Saturday, April 11, 2009

a new toy


The Casio VL1 (or VL-Tone) was one of those truly bizarre products in musical history.

Thanks to ebay I have a new toy - half calculator, half 'synthesiser'... One of the four Kashio brothers who founded the company was a would-be musician as well as an electronics engineer and he had designed a simple and inexpensive LSI (Large Scale Integration) chip that could be used for musical purposes, but executives at the company weren't confident that it had enough features to sell in its own right so some bright spark at Casio had the idea to add a calculator! Obvious really! What else would you add to a small, portable musical instrument?!?? I guess that as one of the world's leaders in calculator manufacture, they had the technology for free.

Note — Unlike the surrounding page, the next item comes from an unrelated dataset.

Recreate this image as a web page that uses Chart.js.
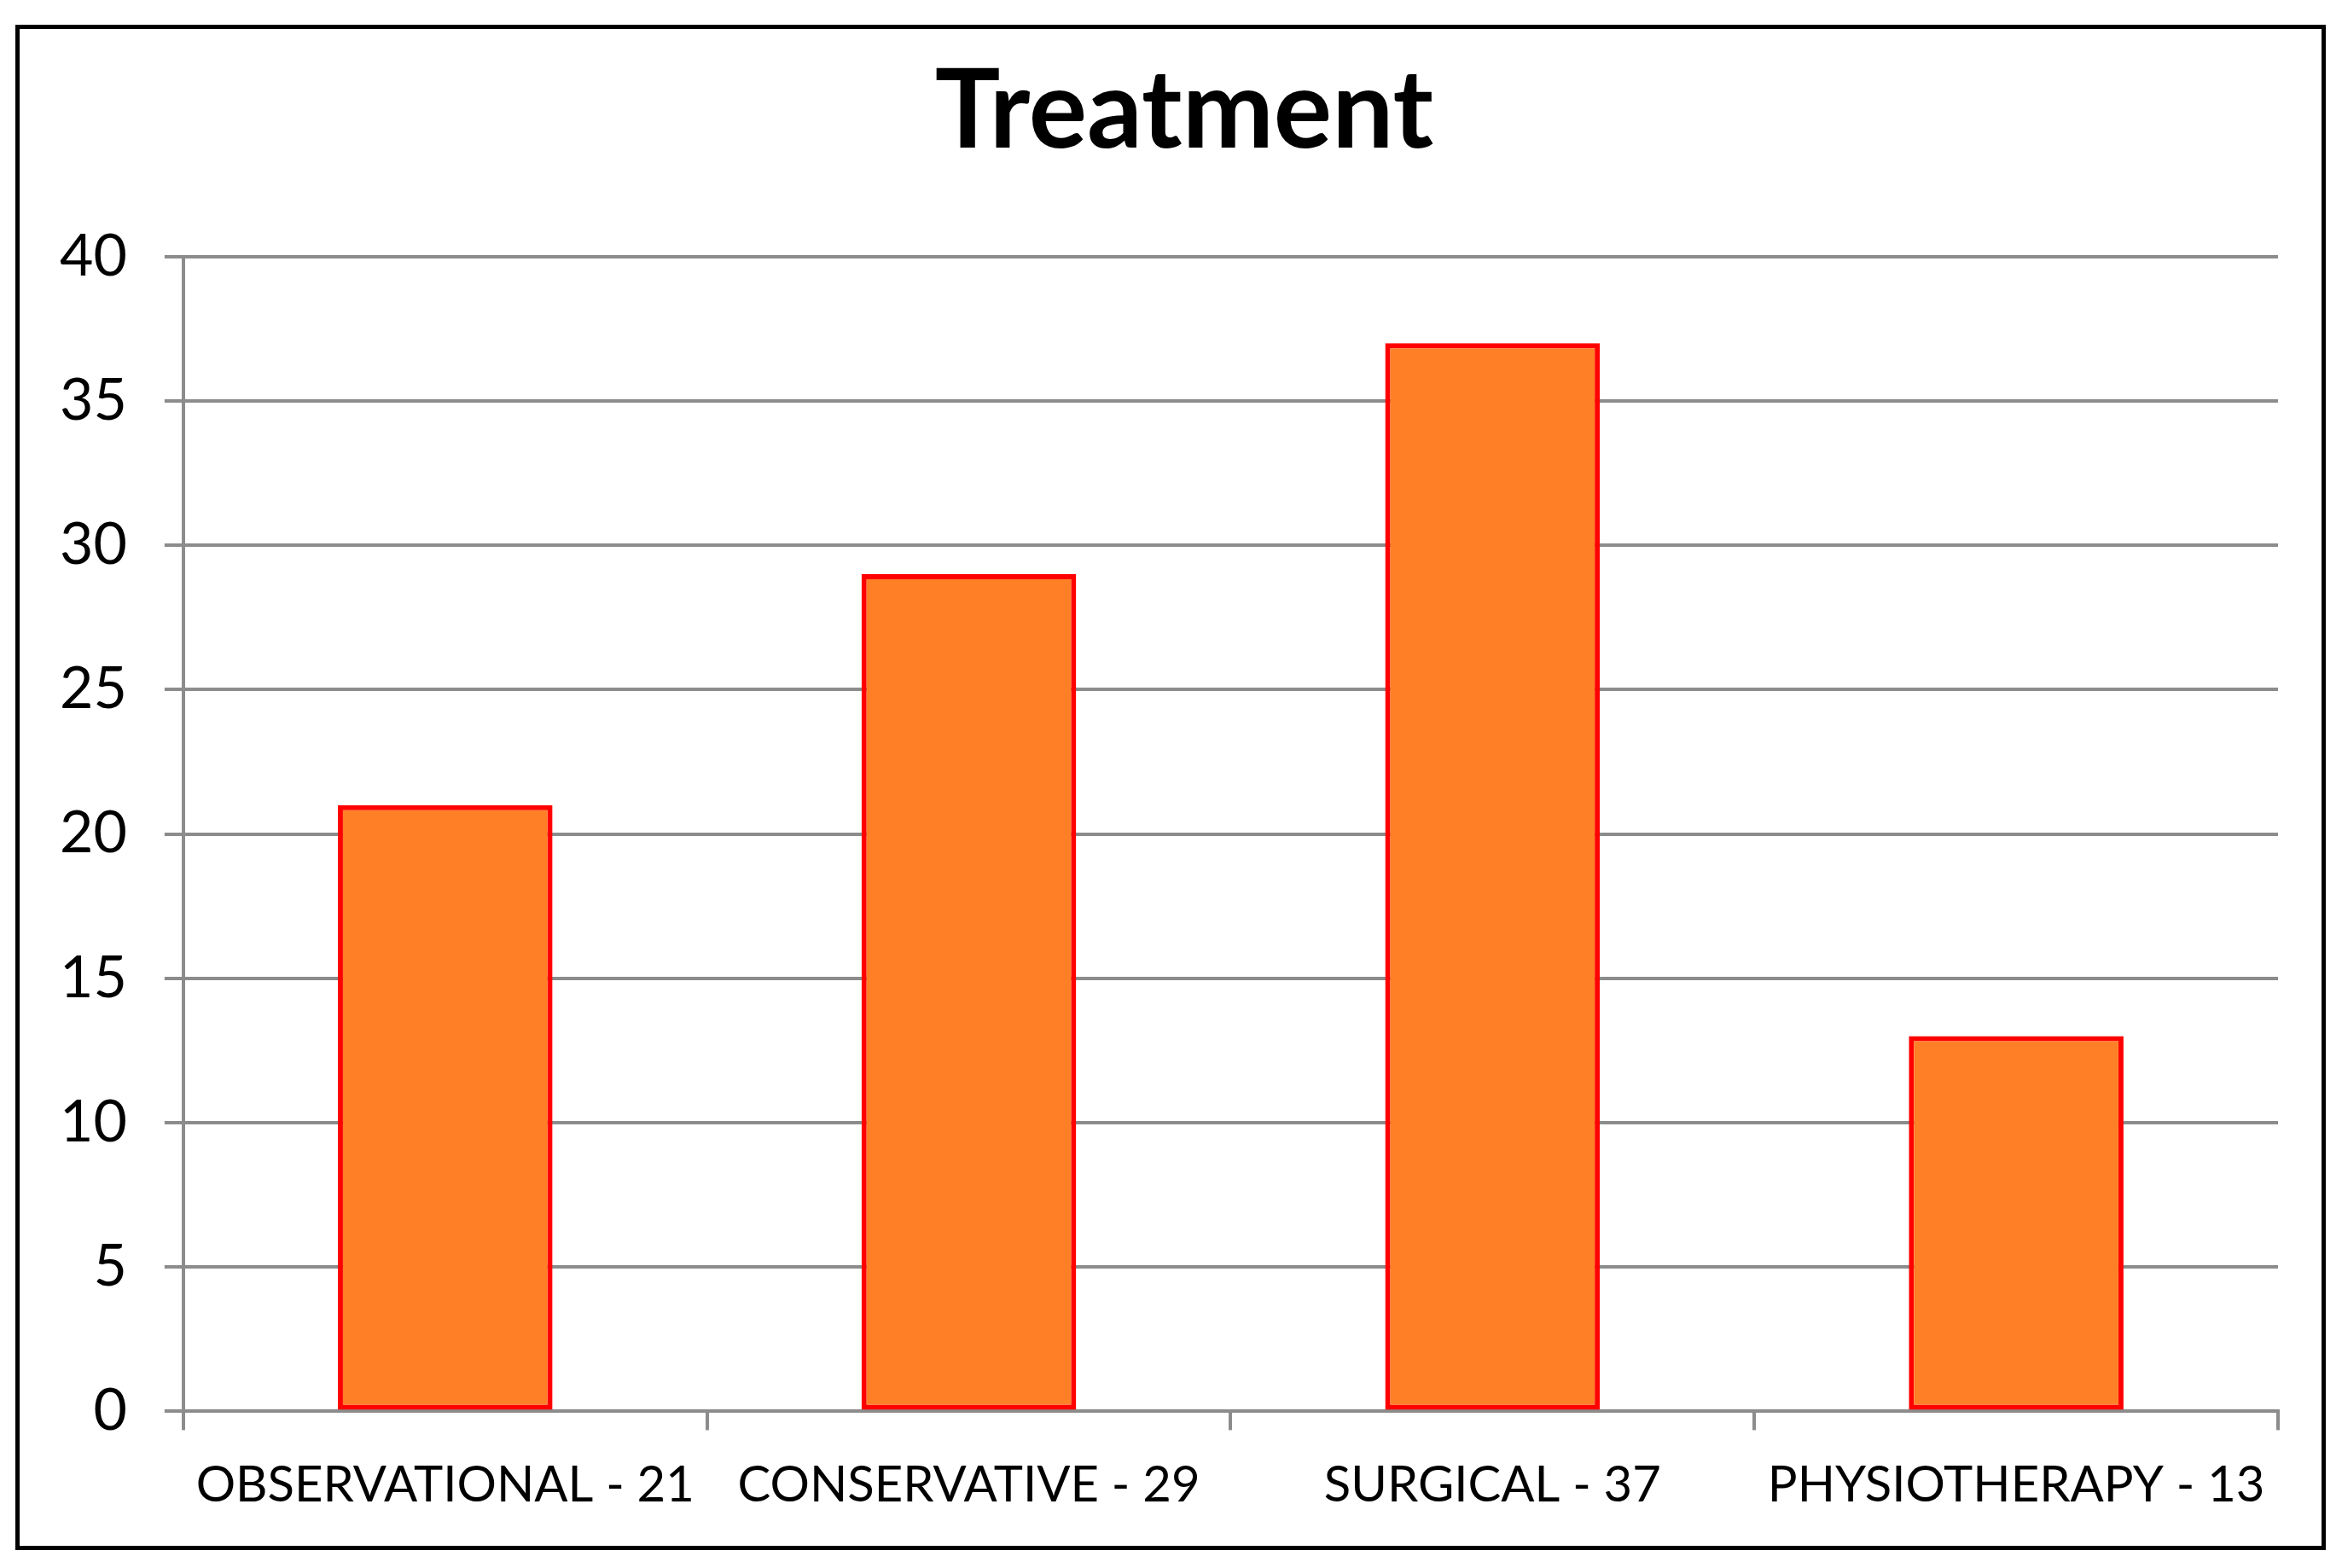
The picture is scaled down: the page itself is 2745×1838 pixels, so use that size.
<!DOCTYPE html>
<html>
<head>
<meta charset="utf-8">
<script src="https://cdn.jsdelivr.net/npm/chart.js@4.4.0/dist/chart.umd.min.js"></script>
<style>
    body { margin: 0; background: #fff; overflow: hidden; }
    #frame {
        position: absolute;
        left: 18px;
        top: 29px;
        width: 2698px;
        height: 1778px;
        border: 5px solid #000;
    }
    canvas { display: block; }
</style>
</head>
<body>
<div id="frame">
    <canvas id="myChart" width="2738" height="1778"></canvas>
</div>
<script>
const categorias = ['OBSERVATIONAL - 21', 'CONSERVATIVE - 29', 'SURGICAL - 37', 'PHYSIOTHERAPY - 13'];
const pacientes = [21, 29, 37, 13];
const yTicks = [0, 5, 10, 15, 20, 25, 30, 35, 40];

const grisEje = '#8c8c8c';

//*** chart

const ctx = document.getElementById('myChart');
new Chart(ctx, {
    type: 'bar',
    data: {
        labels: categorias,
        datasets: [{
            label: 'Treatment',
            data: pacientes,
            backgroundColor: '#ff7f27',
            borderColor: '#ff0000',
            borderWidth: 6,
            borderSkipped: false,
            barPercentage: 0.41,
            categoryPercentage: 1
        }]
    },
    options: {
        responsive: false,
        devicePixelRatio: 1,
        animation: false,
        layout: {
            padding: { left: 3, right: 11, top: 21, bottom: 6 }
        },
        plugins: {
            legend: { display: false },
            tooltip: { enabled: false },
            title: {
                display: true,
                text: 'Treatment',
                color: '#000',
                font: { family: 'Lato', size: 128, weight: 'bold' },
                padding: { top: 0, bottom: 92 }
            }
        },
        scales: {
            x: {
                z: 1, // axis line over the bottom of the bars
                grid: {
                    display: true,
                    drawOnChartArea: false,
                    drawTicks: true,
                    tickLength: 22,
                    color: grisEje,
                    lineWidth: 4
                },
                border: { display: true, color: grisEje, width: 4 },
                ticks: {
                    color: '#000',
                    font: { family: 'Lato', size: 58 },
                    padding: 30,
                    maxRotation: 0,
                    autoSkip: false
                }
            },
            y: {
                min: yTicks[0],
                max: yTicks[yTicks.length - 1],
                afterBuildTicks: function (axis) {
                    axis.ticks = yTicks.map(v => ({ value: v }));
                },
                grid: {
                    color: grisEje,
                    lineWidth: 4,
                    tickLength: 22
                },
                border: { display: true, color: grisEje, width: 4 },
                ticks: {
                    color: '#000',
                    font: { family: 'Lato', size: 68 },
                    padding: 44
                }
            },
            // empty right axis, only there so the title is not centred on the plot
            yDer: {
                type: 'linear',
                position: 'right',
                grid: { display: false },
                border: { display: false },
                ticks: { display: false },
                afterFit: function (axis) {
                    axis.width = 80;
                }
            }
        }
    }
});
</script>
</body>
</html>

As well as being a calculator, it can also be powered up in a mode that offers a handful of monophonic sounds played from the two-octave 'keyboard' (an inappropriate term for the row of unplayable and unreliable switches you can see above). Flute, Piano, Guitar and Violin. To describe these sounds as 'realistic' would be highly misleading.

It was something of a novelty gadget and sounds pretty poor through its own small speaker but played through the line output, it can sound fairly reasonable, so much so that it was used by the Human League, Devo, The Cars and others - even Stevie Wonder is alleged to have used one!

However, it was the German band 'Trio' who gave the VL-Tone its finest moment of fame in their record "DaDaDa" which was a huge huge hit (especially in Europe) and which used one of the VL-Tone's preset rhythms as its foundation. The VL-Tone was used in later years by Moby and Goldie and others. And despite its obvious limitations, the VL-Tone sold 1,000,000 units in its five year lifetime (1979-1984).